What is needed
Leave out the pictures, and retype only the lines from the beginning of the material through the line that contains "const days2Stars = ['', '', '', '', '*', '*', '', ''];", including both.

Start of Extracted entries

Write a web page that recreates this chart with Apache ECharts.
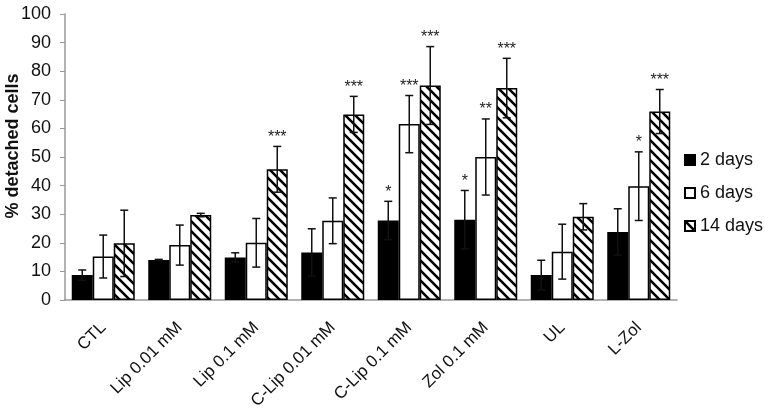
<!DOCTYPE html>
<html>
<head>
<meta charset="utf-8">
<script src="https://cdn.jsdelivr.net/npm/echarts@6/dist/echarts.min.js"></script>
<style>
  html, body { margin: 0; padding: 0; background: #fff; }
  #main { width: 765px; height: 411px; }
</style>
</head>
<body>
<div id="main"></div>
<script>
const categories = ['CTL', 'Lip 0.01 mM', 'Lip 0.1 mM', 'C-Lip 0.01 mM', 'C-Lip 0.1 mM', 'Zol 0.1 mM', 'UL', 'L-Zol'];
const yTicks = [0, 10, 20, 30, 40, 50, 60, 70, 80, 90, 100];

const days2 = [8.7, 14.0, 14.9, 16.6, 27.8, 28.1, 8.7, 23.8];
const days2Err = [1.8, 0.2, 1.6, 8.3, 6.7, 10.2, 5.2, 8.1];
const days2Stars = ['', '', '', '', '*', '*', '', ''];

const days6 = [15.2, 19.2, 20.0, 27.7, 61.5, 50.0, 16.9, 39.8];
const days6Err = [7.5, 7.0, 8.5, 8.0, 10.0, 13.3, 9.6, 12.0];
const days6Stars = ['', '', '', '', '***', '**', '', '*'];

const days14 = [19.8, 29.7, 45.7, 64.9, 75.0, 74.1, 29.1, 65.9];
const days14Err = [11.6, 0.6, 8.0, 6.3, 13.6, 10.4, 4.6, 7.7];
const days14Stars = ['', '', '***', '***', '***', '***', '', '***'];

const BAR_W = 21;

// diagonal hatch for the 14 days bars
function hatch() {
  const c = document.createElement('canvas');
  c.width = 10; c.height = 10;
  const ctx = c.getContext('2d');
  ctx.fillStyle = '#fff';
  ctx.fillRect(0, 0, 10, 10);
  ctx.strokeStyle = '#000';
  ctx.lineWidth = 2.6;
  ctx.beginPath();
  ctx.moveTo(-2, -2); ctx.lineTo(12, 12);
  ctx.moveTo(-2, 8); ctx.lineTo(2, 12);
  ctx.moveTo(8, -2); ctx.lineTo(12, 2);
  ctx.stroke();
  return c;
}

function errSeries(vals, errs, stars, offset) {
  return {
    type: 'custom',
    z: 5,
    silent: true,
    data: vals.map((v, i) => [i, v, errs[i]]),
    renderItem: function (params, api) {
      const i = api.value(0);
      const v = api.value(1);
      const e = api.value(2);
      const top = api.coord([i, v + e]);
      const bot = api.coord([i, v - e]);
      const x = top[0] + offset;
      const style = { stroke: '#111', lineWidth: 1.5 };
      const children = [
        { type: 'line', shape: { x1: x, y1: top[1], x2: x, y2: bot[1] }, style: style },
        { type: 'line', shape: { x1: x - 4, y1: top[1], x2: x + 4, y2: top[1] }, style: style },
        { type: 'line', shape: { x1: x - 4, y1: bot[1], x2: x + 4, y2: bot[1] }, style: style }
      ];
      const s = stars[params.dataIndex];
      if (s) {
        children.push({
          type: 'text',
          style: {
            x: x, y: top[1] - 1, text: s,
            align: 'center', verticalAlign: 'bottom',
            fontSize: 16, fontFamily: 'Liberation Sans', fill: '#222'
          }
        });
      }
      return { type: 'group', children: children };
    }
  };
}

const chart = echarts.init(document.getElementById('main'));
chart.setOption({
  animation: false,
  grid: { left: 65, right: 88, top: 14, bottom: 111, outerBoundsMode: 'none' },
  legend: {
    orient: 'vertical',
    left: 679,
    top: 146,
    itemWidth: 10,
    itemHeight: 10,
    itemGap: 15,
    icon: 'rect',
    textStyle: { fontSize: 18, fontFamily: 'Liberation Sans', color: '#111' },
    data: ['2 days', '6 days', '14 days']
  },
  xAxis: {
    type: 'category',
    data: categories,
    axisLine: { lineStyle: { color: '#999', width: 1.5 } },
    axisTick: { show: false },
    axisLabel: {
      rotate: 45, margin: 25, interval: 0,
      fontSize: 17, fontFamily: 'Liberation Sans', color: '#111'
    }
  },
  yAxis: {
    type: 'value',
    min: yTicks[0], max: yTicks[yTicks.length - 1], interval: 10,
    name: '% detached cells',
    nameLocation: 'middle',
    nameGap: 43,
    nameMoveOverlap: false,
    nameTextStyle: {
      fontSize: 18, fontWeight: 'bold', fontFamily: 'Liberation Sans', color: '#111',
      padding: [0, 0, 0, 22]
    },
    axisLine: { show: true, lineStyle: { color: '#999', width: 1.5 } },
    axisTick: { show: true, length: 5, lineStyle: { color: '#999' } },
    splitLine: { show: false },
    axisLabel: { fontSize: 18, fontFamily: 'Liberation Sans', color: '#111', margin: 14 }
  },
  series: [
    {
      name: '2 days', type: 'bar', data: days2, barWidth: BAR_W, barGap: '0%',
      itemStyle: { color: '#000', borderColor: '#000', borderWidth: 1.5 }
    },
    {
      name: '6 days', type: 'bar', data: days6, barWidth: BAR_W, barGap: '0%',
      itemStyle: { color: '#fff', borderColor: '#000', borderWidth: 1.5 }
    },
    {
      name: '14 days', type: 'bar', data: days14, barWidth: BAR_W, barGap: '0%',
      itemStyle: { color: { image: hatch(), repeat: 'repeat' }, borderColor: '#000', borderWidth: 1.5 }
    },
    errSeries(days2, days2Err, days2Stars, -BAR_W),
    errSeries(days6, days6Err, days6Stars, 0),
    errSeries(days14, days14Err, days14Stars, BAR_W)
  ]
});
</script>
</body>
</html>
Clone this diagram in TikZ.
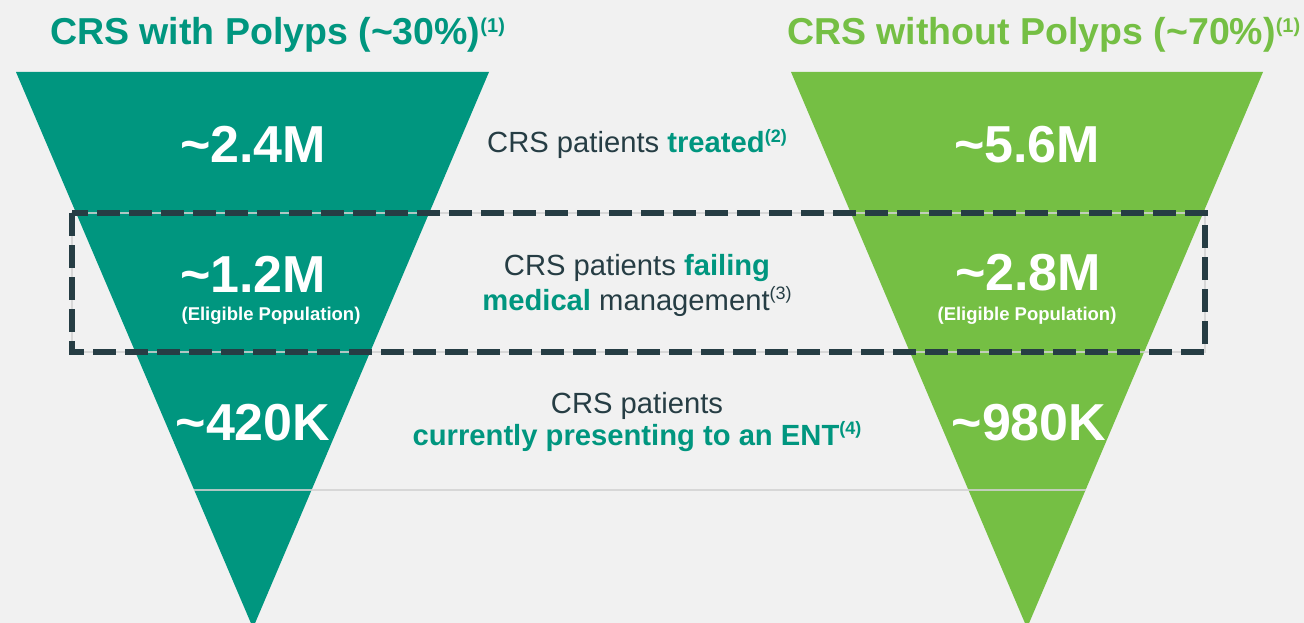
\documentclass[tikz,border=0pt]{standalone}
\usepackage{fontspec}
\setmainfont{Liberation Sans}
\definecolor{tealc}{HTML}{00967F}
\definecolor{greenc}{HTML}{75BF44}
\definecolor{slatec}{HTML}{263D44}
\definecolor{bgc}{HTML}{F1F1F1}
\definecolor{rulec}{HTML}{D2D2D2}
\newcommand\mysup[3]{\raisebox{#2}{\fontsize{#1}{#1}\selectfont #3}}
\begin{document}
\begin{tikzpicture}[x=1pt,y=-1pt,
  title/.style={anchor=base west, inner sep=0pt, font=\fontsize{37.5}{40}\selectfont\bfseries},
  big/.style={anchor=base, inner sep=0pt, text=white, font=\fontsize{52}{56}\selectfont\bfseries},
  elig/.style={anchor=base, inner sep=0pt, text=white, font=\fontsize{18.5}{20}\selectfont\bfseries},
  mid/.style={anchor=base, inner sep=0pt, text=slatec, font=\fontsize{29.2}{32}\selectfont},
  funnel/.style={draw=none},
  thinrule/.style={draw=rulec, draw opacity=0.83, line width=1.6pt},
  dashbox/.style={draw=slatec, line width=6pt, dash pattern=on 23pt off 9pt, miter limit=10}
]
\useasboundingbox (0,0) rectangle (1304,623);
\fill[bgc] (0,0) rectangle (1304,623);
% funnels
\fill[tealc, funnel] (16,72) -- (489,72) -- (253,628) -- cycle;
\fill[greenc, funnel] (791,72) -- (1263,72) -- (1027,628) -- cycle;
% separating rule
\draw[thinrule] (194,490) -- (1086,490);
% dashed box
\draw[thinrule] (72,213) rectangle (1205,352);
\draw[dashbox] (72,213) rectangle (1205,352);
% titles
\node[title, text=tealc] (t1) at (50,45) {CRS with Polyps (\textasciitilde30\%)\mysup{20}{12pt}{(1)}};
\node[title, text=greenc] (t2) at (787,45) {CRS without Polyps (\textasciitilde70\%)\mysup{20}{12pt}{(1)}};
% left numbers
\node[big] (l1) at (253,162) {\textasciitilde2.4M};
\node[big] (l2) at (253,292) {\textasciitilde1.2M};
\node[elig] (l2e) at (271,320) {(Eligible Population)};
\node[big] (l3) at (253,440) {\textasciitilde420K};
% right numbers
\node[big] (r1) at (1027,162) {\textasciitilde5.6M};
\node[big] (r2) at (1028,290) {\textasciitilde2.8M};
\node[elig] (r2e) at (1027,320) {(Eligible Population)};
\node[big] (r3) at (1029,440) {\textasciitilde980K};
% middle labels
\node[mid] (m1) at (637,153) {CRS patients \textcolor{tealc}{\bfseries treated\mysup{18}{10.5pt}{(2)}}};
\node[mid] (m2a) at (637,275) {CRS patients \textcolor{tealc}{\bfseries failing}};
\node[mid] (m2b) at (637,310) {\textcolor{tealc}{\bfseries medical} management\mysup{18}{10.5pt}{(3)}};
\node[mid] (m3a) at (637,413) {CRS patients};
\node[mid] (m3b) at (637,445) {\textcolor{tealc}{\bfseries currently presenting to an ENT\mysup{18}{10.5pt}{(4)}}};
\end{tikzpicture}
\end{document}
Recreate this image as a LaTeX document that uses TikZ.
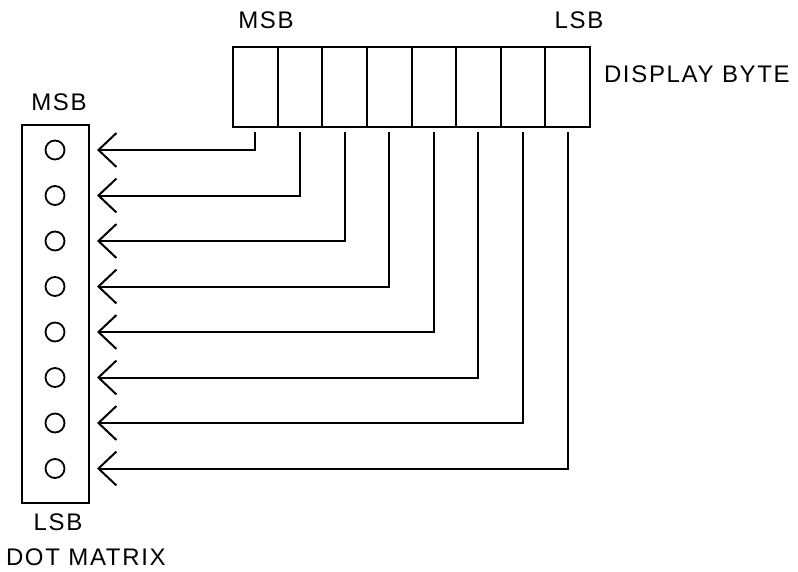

End of Extracted entries

Complete response
Write a web page that recreates this chart with Apache ECharts.
<!DOCTYPE html>
<html>
<head>
<meta charset="utf-8">
<script src="https://cdn.jsdelivr.net/npm/echarts@6/dist/echarts.min.js"></script>
<style>
  html, body { margin: 0; padding: 0; background: #fff; }
  #main { width: 765px; height: 411px; }
</style>
</head>
<body>
<div id="main"></div>
<script>
const categories = ['CTL', 'Lip 0.01 mM', 'Lip 0.1 mM', 'C-Lip 0.01 mM', 'C-Lip 0.1 mM', 'Zol 0.1 mM', 'UL', 'L-Zol'];
const yTicks = [0, 10, 20, 30, 40, 50, 60, 70, 80, 90, 100];

const days2 = [8.7, 14.0, 14.9, 16.6, 27.8, 28.1, 8.7, 23.8];
const days2Err = [1.8, 0.2, 1.6, 8.3, 6.7, 10.2, 5.2, 8.1];
const days2Stars = ['', '', '', '', '*', '*', '', ''];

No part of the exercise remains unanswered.